No quarto, uma coleção de dvds, uma surpresa para as filhas, num deles um
adesivo remetia à sua querida "Tusa". Desabei com isso.
Na cozinha, ao trancar a janela, pude ouvir o eco ainda
fresco de sua voz: "Netto, quer uma coca-cola, quer? Eu pego a sua
coca-cola... Ou quer alguma coisa mais forte?"
Ao lado, na poltrona, a mala feita, separada com antecedência
para ir ao Encontro de Literatura Fantástica, em Sobral, onde abriria o evento.

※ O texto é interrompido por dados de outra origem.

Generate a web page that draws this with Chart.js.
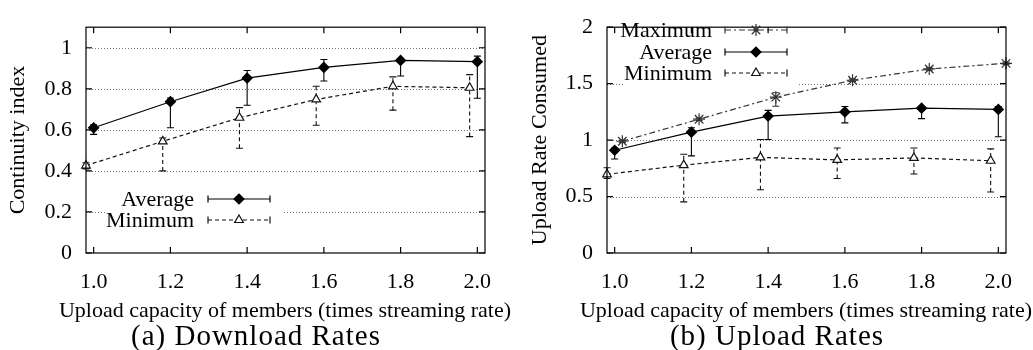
<!DOCTYPE html>
<html>
<head>
<meta charset="utf-8">
<script src="https://cdn.jsdelivr.net/npm/chart.js@4.4.1/dist/chart.umd.min.js"></script>
<style>
body { margin: 0; background: #fff; width: 1033px; height: 350px; position: relative; overflow: hidden; font-family: "Liberation Serif", serif; }
.plot { position: absolute; top: 0; height: 350px; }
.xtitle { position: absolute; top: 297px; font-size: 22px; line-height: 26px; color: #000; white-space: nowrap; transform: translateX(-50%); }
.caption { position: absolute; top: 319px; font-size: 29px; letter-spacing: 1px; color: #000; white-space: nowrap; transform: translateX(-50%); }
</style>
</head>
<body>
<div class="plot" style="left:0;width:516px"><canvas id="downChart"></canvas></div>
<div class="plot" style="left:516px;width:517px"><canvas id="upChart"></canvas></div>
<div class="xtitle" style="left:285px">Upload capacity of members (times streaming rate)</div>
<div class="xtitle" style="left:806px">Upload capacity of members (times streaming rate)</div>
<div class="caption" style="left:256px">(a) Download Rates</div>
<div class="caption" style="left:777px">(b) Upload Rates</div>
<script>
// posiciones en x (los minimos y maximos estan desplazados en el original)
const xValues = [1.0, 1.2, 1.4, 1.6, 1.8, 2.0];
const xLeft = [0.98, 1.18, 1.38, 1.58, 1.78, 1.98];
const xRight = [1.02, 1.22, 1.42, 1.62, 1.82, 2.02];
const xTicks = [1.0, 1.2, 1.4, 1.6, 1.8, 2.0];

// (a) Download Rates
const downTicks = [0, 0.2, 0.4, 0.6, 0.8, 1];
const downAvg = [0.61, 0.737, 0.852, 0.904, 0.938, 0.932];
const downAvgLow = [0.578, 0.61, 0.72, 0.838, 0.862, 0.754];
const downAvgHigh = [0.625, 0.755, 0.889, 0.943, 0.945, 0.959];
const downMin = [0.426, 0.544, 0.659, 0.748, 0.812, 0.805];
const downMinLow = [0.41, 0.40, 0.51, 0.622, 0.696, 0.567];
const downMinHigh = [0.44, 0.56, 0.708, 0.812, 0.858, 0.869];

// (b) Upload Rates
const upTicks = [0, 0.5, 1, 1.5, 2];
const upMax = [0.99, 1.185, 1.38, 1.53, 1.63, 1.68];
const upMaxLow = [0.98, 1.175, 1.30, 1.52, 1.62, 1.67];
const upMaxHigh = [1.0, 1.195, 1.42, 1.54, 1.64, 1.69];
const upAvg = [0.91, 1.07, 1.213, 1.25, 1.283, 1.272];
const upAvgLow = [0.833, 0.86, 1.005, 1.153, 1.19, 1.03];
const upAvgHigh = [0.93, 1.11, 1.263, 1.297, 1.295, 1.297];
const upMin = [0.697, 0.778, 0.847, 0.825, 0.842, 0.817];
const upMinLow = [0.66, 0.453, 0.56, 0.66, 0.70, 0.54];
const upMinHigh = [0.755, 0.875, 1.005, 0.93, 0.93, 0.922];

const fontFamily = '"Liberation Serif", "Times New Roman", serif';
const textFont = { family: fontFamily, size: 22 };

const styles = {
    Average: { color: '#000', dash: [], pointStyle: 'rectRot', radius: 5, fill: '#000' },
    Minimum: { color: '#111', dash: [4, 3], pointStyle: 'triangle', radius: 5, fill: '#fff' },
    Maximum: { color: '#333', dash: [6, 3, 2, 3], pointStyle: 'star', radius: 6, fill: '#333' }
};

function series(label, xs, ys, lows, highs) {
    const st = styles[label];
    return {
        label: label,
        data: xs.map((x, i) => ({ x: x, y: ys[i] })),
        errLow: lows,
        errHigh: highs,
        xs: xs,
        borderColor: st.color,
        borderWidth: 1.2,
        borderDash: st.dash,
        pointStyle: st.pointStyle,
        pointRadius: st.radius,
        pointHoverRadius: st.radius,
        pointBackgroundColor: st.fill,
        pointBorderColor: st.color,
        pointBorderWidth: 1.2,
        tension: 0,
        clip: false
    };
}

// marco, rejilla punteada, barras de error y leyenda al estilo gnuplot
const paperPlugin = {
    id: 'paper',
    beforeDatasetsDraw(chart) {
        const ctx = chart.ctx;
        const a = chart.chartArea;
        const ys = chart.scales.y;
        const o = chart.options.plugins.paper;
        ctx.save();
        ctx.strokeStyle = '#777';
        ctx.lineWidth = 1;
        ctx.setLineDash([1, 2]);
        o.yTicks.forEach(v => {
            const py = Math.round(ys.getPixelForValue(v)) + 0.5;
            if (py <= a.top + 1 || py >= a.bottom - 1) return;
            ctx.beginPath();
            ctx.moveTo(a.left, py);
            ctx.lineTo(a.right, py);
            ctx.stroke();
        });
        ctx.setLineDash([]);
        // caja blanca de la leyenda
        ctx.fillStyle = '#fff';
        ctx.fillRect(o.box[0], o.box[1], o.box[2], o.box[3]);
        // barras de error
        chart.data.datasets.forEach(ds => {
            ctx.strokeStyle = ds.borderColor;
            ctx.lineWidth = 1.1;
            ds.xs.forEach((x, i) => {
                const px = chart.scales.x.getPixelForValue(x);
                const lo = ys.getPixelForValue(ds.errLow[i]);
                const hi = ys.getPixelForValue(ds.errHigh[i]);
                ctx.setLineDash(ds.borderDash);
                ctx.beginPath();
                ctx.moveTo(px, lo);
                ctx.lineTo(px, hi);
                ctx.stroke();
                ctx.setLineDash([]);
                ctx.beginPath();
                ctx.moveTo(px - 3.5, lo);
                ctx.lineTo(px + 3.5, lo);
                ctx.moveTo(px - 3.5, hi);
                ctx.lineTo(px + 3.5, hi);
                ctx.stroke();
            });
        });
        ctx.restore();
    },
    afterDatasetsDraw(chart) {
        const ctx = chart.ctx;
        const a = chart.chartArea;
        const o = chart.options.plugins.paper;
        ctx.save();
        ctx.strokeStyle = '#000';
        ctx.lineWidth = 1.2;
        ctx.strokeRect(a.left, a.top, a.right - a.left, a.bottom - a.top);
        // ticks hacia dentro
        ctx.beginPath();
        xTicks.forEach(v => {
            const px = chart.scales.x.getPixelForValue(v);
            ctx.moveTo(px, a.bottom); ctx.lineTo(px, a.bottom - 6);
            ctx.moveTo(px, a.top); ctx.lineTo(px, a.top + 6);
        });
        o.yTicks.forEach(v => {
            const py = chart.scales.y.getPixelForValue(v);
            ctx.moveTo(a.left, py); ctx.lineTo(a.left + 6, py);
            ctx.moveTo(a.right, py); ctx.lineTo(a.right - 6, py);
        });
        ctx.stroke();
        // leyenda
        ctx.font = '22px ' + fontFamily;
        ctx.textAlign = 'right';
        ctx.textBaseline = 'middle';
        o.legend.forEach((label, i) => {
            const st = styles[label];
            const y = o.legendY[i];
            ctx.fillStyle = '#000';
            ctx.fillText(label, o.legendX[0], y + 1);
            ctx.strokeStyle = st.color;
            ctx.lineWidth = 1.2;
            ctx.setLineDash(st.dash);
            ctx.beginPath();
            ctx.moveTo(o.legendX[1], y);
            ctx.lineTo(o.legendX[2], y);
            ctx.stroke();
            ctx.setLineDash([]);
            ctx.beginPath();
            ctx.moveTo(o.legendX[1], y - 3.5); ctx.lineTo(o.legendX[1], y + 3.5);
            ctx.moveTo(o.legendX[2], y - 3.5); ctx.lineTo(o.legendX[2], y + 3.5);
            ctx.stroke();
            ctx.fillStyle = st.fill;
            ctx.strokeStyle = st.color;
            ctx.lineWidth = 1.2;
            Chart.helpers.drawPoint(ctx, { pointStyle: st.pointStyle, radius: st.radius, rotation: 0, borderWidth: 1.2 },
                (o.legendX[1] + o.legendX[2]) / 2, y);
        });
        ctx.restore();
    }
};

function makeChart(id, datasets, p) {
    return new Chart(document.getElementById(id), {
        type: 'line',
        data: { datasets: datasets },
        plugins: [paperPlugin],
        options: {
            responsive: true,
            maintainAspectRatio: false,
            animation: false,
            events: [],
            layout: { padding: { left: 0, top: 13, right: p.padRight, bottom: 0 } },
            plugins: {
                legend: { display: false },
                tooltip: { enabled: false },
                paper: p
            },
            scales: {
                x: {
                    type: 'linear',
                    min: 0.98,
                    max: 2.02,
                    afterBuildTicks: s => { s.ticks = xTicks.map(v => ({ value: v })); },
                    afterFit: s => { s.height = 97; },
                    grid: { display: false, drawTicks: false },
                    border: { display: false },
                    ticks: { callback: v => v.toFixed(1), font: textFont, color: '#000', padding: 16, maxRotation: 0, autoSkip: false }
                },
                y: {
                    min: 0,
                    max: p.yMax,
                    afterBuildTicks: s => { s.ticks = p.yTicks.map(v => ({ value: v })); },
                    afterFit: s => { s.width = p.axisWidth; },
                    grid: { display: false, drawTicks: false },
                    border: { display: false },
                    ticks: { callback: v => String(v), font: textFont, color: '#000', padding: 14, autoSkip: false },
                    title: { display: true, text: p.yTitle, font: textFont, color: '#000', padding: { top: p.titlePad, bottom: 0 } }
                }
            }
        }
    });
}

makeChart('downChart', [
    series('Average', xValues, downAvg, downAvgLow, downAvgHigh),
    series('Minimum', xLeft, downMin, downMinLow, downMinHigh)
], {
    yMax: 1.1, yTicks: downTicks, yTitle: 'Continuity index', axisWidth: 86, padRight: 31, titlePad: 5,
    box: [107, 185, 176, 47],
    legend: ['Average', 'Minimum'], legendY: [199, 220], legendX: [194, 208, 270]
});

makeChart('upChart', [
    series('Maximum', xRight, upMax, upMaxLow, upMaxHigh),
    series('Average', xValues, upAvg, upAvgLow, upAvgHigh),
    series('Minimum', xLeft, upMin, upMinLow, upMinHigh)
], {
    yMax: 2, yTicks: upTicks, yTitle: 'Upload Rate Consumed', axisWidth: 91, padRight: 27, titlePad: 11,
    box: [107, 15, 176, 70],
    legend: ['Maximum', 'Average', 'Minimum'], legendY: [30, 52, 73], legendX: [196, 209, 271]
});
</script>
</body>
</html>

No jardim, livros envelopados que ele nunca lerá, de amigos que ele sempre
divulgou em seu blog, dentre eles Enéas Athanázio, Geraldo Jesuíno e Francisco Miguel Moura.
Pensei muito num fantasma que me atormenta. Lembrei das vezes
que conversamos sobre isso. Como ele nunca reconheceu esse fantasma, nunca me
levou a sério. "Era a vida, Nettó."
Hoje, assisti à saída silenciosa de Nilto de sua casa, deixando
para sempre os seus livros colecionados durante a vida de literatura e os seus
arquivos de uma obra completa que nós também não conheceremos. O vi carregado e
imaginei que, ao invés de homens simples do IML, eram aqueles seus admiradores
leais, carregando-o nos braços para um pomposo carro à espera da glória da
imortalidade (leia-se não esquecimento) almejada por todo persistente escritor. Acenei timidamente, da
sala de visitas, entendendo ser aquela a última vez que nos encontraríamos ali.
Lamentei, claro, todos os momentos perdidos, mas prefiro agora pensar no que
fizemos e rimos juntos.
Vai-se Nilto Maciel, que nos últimos anos de sua vida
esforçou-se para não ser esquecido, publicando um livro atrás do outro,
inclusive fortuna crítica e memórias. Vai, mas não vai de todo, deixa aqui a
sua voz, os seus pensamentos mais ousados, as fantasias, a sua arte, a transgressão
e a loucura de viver "sem fronteiras" a sua paixão literária.
Nilto, vai com Deus, irmãozinho. Fica a sua falta, mas a lembrança nos brilha mais.